DATA SHOWN:
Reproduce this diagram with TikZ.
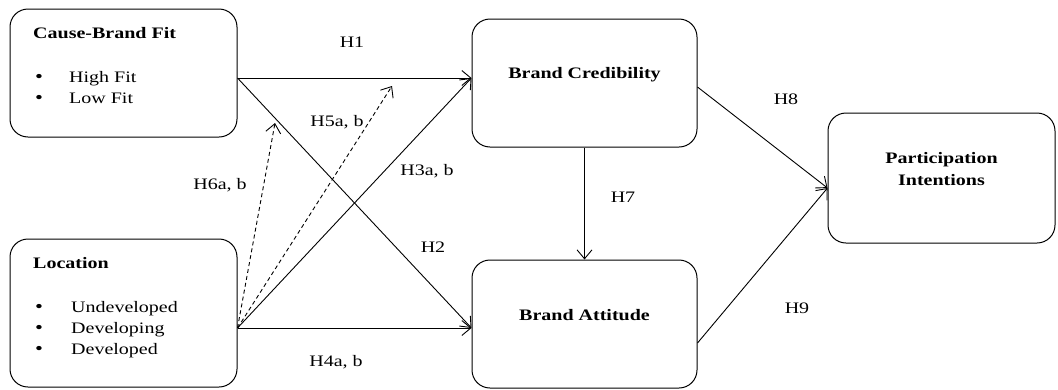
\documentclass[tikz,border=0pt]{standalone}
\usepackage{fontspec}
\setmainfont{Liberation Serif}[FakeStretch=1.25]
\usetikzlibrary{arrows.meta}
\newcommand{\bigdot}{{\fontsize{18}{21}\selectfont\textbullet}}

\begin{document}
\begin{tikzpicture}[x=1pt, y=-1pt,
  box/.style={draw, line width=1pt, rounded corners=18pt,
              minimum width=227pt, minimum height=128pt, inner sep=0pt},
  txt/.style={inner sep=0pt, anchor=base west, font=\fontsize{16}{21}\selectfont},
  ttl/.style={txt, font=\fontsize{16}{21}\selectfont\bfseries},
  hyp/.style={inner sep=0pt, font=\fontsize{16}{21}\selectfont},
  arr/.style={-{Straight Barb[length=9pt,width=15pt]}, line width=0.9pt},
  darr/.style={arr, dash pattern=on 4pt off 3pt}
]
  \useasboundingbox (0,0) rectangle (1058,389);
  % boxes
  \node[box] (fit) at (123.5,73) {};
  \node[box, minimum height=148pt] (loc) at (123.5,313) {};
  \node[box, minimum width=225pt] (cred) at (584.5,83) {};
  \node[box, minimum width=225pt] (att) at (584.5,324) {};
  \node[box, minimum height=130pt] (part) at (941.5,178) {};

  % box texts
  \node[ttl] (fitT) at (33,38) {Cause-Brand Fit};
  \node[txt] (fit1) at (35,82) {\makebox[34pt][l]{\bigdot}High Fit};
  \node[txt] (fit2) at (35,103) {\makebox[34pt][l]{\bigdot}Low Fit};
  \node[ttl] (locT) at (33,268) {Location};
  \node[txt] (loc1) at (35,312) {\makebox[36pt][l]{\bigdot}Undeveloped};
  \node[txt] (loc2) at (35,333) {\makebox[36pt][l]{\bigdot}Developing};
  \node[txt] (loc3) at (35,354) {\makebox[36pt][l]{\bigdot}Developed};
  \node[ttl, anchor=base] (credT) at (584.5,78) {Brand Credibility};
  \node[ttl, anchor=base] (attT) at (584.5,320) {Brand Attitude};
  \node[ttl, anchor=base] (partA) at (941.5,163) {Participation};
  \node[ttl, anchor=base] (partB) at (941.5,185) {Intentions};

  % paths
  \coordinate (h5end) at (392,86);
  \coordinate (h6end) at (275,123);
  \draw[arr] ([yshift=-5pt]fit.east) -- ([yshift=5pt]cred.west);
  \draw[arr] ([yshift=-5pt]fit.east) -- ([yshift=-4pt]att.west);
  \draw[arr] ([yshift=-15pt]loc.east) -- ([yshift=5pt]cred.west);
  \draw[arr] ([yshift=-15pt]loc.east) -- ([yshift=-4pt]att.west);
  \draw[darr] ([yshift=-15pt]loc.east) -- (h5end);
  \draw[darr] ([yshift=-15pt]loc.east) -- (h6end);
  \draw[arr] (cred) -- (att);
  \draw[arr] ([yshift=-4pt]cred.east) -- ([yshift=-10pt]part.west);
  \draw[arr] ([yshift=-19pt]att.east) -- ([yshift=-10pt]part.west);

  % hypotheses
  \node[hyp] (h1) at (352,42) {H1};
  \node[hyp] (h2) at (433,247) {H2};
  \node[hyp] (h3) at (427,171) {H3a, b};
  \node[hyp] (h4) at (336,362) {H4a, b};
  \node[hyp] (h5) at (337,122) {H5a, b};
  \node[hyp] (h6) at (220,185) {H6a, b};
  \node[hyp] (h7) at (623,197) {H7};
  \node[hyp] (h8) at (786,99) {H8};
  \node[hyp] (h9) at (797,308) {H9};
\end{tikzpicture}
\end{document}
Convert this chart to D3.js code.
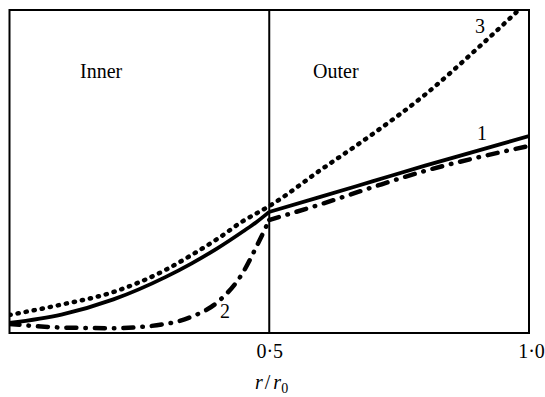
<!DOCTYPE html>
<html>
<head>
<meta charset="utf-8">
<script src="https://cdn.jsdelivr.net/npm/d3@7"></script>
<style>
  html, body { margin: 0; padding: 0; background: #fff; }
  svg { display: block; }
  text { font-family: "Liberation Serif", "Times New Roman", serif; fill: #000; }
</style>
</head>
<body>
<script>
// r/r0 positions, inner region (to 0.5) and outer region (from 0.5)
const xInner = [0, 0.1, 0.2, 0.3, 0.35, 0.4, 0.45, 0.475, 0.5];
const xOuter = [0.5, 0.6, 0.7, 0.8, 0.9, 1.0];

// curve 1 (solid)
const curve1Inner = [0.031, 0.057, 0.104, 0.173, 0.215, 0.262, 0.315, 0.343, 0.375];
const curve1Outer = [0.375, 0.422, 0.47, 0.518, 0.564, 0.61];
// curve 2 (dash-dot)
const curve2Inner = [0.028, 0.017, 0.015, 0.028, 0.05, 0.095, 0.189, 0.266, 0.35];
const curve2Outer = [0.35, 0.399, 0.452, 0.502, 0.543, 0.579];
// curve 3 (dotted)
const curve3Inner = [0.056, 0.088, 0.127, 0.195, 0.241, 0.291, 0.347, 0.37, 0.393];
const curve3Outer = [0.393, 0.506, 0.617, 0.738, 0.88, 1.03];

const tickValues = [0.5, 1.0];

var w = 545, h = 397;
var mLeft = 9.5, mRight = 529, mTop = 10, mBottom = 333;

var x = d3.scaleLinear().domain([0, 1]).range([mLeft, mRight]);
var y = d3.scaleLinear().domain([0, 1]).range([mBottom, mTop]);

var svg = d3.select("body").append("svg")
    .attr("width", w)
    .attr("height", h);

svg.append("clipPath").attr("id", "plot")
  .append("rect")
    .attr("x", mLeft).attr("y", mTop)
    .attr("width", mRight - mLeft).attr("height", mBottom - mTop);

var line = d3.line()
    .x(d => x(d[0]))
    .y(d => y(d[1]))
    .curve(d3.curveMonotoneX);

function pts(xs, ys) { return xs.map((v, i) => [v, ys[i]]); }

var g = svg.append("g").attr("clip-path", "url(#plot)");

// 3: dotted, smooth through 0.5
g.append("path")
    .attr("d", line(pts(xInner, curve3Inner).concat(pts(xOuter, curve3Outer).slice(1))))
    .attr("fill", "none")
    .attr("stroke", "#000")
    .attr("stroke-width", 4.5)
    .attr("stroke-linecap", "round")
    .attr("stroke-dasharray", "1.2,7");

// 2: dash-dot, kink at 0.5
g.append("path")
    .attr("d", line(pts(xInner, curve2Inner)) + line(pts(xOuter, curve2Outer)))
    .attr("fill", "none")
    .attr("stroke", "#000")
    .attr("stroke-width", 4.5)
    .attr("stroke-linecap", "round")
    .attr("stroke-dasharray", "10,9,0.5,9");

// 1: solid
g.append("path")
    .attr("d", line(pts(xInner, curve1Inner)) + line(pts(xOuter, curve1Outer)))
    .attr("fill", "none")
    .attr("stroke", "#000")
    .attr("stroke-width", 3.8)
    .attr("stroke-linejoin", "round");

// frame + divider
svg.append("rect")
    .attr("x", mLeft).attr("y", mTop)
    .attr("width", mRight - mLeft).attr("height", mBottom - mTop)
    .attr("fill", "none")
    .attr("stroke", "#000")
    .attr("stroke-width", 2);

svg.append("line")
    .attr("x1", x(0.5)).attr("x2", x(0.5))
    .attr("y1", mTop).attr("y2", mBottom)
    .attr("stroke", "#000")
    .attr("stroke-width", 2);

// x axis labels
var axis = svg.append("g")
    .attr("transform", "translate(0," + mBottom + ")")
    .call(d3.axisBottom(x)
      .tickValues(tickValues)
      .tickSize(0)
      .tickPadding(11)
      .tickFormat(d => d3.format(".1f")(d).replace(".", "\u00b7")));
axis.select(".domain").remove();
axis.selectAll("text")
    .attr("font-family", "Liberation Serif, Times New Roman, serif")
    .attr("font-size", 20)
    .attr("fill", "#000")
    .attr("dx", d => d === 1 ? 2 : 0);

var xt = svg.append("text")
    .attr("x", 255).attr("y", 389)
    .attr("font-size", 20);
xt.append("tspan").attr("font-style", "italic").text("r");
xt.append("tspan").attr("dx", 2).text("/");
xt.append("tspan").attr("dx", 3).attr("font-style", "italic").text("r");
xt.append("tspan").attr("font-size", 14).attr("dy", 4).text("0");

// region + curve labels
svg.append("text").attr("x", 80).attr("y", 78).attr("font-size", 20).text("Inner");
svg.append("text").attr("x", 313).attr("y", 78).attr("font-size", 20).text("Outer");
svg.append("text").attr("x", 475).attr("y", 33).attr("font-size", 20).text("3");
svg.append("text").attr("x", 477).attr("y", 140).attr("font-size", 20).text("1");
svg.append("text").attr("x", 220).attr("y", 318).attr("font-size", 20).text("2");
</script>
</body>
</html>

STATED PROBLEM: Pick out the lines containing the string "this".

CORRECT ANSWER:
Reproduce this diagram with TikZ.
Convert this chart to D3.js code.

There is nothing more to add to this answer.